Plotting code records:
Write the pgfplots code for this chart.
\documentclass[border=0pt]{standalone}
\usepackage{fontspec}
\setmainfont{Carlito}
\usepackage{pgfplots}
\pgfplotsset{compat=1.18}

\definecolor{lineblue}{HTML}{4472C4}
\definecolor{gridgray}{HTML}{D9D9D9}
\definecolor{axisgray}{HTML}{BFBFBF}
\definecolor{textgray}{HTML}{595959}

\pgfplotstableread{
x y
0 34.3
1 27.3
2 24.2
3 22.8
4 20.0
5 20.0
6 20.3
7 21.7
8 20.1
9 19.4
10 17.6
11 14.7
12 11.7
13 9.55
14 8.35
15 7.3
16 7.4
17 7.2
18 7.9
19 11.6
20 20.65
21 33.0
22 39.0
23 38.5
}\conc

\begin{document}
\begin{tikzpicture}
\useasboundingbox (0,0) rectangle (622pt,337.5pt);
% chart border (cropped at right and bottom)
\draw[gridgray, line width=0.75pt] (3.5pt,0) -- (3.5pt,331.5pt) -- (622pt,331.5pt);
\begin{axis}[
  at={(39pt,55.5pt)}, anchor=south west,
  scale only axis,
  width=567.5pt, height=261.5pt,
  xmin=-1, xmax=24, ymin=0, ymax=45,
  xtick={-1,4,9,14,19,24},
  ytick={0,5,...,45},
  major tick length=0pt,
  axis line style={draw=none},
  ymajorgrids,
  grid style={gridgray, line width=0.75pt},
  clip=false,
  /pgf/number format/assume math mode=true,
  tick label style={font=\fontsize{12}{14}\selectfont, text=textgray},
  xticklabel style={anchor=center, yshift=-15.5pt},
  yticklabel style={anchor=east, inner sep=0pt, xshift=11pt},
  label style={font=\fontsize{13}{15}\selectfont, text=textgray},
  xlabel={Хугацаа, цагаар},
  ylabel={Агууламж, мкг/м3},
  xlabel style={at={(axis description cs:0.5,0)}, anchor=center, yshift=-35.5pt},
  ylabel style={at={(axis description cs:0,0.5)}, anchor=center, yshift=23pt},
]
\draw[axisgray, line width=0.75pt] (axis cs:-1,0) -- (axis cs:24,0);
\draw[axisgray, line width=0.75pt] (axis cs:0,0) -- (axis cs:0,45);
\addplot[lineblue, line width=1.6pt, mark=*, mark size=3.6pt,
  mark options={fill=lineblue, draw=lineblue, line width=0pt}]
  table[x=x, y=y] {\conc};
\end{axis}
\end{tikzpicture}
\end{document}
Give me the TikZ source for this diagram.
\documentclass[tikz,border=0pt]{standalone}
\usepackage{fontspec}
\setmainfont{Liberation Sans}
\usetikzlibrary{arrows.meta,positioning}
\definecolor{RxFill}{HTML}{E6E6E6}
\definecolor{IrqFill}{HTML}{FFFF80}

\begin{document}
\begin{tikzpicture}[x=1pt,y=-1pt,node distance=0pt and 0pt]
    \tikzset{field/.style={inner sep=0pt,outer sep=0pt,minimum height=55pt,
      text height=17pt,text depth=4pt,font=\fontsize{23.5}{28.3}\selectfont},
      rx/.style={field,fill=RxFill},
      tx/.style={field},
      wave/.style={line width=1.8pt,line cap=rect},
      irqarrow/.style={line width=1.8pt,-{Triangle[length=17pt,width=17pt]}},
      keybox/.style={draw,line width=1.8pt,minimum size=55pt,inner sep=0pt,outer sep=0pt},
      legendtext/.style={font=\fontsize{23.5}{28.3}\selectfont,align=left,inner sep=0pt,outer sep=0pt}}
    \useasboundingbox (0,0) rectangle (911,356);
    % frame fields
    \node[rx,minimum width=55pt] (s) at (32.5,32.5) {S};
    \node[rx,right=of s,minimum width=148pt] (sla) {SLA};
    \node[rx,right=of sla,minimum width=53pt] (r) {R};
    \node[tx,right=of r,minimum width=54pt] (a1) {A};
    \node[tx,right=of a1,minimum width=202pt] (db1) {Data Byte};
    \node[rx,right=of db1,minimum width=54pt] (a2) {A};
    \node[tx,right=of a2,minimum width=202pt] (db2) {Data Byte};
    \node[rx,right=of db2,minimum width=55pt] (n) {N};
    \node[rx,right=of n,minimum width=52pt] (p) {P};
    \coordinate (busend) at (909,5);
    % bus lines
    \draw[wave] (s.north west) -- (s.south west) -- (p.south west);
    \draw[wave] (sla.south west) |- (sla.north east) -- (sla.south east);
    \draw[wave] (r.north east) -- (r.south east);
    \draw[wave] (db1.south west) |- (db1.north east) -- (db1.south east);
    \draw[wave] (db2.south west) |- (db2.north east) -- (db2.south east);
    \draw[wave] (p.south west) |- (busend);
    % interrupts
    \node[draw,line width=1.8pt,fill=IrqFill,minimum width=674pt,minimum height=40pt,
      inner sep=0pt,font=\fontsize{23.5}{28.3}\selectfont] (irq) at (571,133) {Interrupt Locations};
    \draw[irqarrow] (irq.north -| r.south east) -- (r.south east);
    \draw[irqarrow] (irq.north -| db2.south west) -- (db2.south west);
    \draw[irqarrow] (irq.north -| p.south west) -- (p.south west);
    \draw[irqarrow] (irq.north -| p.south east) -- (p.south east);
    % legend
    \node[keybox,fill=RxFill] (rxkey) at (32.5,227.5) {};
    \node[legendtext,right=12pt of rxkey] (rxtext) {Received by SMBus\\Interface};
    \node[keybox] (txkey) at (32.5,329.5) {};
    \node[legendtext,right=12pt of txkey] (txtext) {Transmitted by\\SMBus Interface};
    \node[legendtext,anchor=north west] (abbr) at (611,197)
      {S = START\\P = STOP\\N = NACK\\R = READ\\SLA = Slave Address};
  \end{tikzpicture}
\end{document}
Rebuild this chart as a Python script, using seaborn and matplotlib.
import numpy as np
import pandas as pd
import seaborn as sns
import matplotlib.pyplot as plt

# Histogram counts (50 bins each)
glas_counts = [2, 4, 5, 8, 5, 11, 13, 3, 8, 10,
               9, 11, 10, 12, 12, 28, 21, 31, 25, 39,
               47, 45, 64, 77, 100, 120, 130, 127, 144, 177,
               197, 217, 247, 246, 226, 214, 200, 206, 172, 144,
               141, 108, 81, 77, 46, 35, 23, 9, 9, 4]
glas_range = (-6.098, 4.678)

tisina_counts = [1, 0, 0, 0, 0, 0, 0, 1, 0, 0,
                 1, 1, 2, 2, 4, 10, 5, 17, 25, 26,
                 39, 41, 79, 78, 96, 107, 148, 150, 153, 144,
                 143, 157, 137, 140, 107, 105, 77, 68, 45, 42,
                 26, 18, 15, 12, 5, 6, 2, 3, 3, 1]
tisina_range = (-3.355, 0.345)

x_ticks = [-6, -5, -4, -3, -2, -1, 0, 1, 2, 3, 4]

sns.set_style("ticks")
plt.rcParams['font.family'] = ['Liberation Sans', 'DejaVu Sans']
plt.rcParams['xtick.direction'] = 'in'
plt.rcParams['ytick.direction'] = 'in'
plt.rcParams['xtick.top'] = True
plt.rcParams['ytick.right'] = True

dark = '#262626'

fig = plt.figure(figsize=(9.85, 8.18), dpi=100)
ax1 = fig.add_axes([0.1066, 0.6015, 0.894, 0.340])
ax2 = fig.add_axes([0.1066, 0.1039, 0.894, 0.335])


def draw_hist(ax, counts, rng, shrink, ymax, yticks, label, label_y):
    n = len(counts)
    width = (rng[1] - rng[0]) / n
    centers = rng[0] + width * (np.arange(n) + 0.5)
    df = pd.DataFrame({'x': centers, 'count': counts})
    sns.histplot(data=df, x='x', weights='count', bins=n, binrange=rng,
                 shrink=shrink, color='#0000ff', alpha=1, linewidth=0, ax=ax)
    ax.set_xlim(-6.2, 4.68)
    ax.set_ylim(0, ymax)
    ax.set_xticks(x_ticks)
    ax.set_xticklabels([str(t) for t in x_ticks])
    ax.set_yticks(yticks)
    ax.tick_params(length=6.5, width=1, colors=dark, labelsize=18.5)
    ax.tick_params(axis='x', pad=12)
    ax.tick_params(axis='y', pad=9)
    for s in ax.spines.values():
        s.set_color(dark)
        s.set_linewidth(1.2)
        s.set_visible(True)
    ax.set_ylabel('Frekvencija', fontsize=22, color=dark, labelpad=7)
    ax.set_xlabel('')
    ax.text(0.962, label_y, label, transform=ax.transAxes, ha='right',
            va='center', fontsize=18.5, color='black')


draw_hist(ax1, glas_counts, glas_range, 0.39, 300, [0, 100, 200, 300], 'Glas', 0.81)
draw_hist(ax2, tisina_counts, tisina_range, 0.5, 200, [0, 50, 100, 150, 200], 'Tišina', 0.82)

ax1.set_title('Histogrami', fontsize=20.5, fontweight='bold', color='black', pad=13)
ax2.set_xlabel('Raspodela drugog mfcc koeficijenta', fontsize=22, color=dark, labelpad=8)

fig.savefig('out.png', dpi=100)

## STATED PROBLEM
Each line that holds the string "this" counts once; give the total and nothing else.

## TASK RESPONSE
3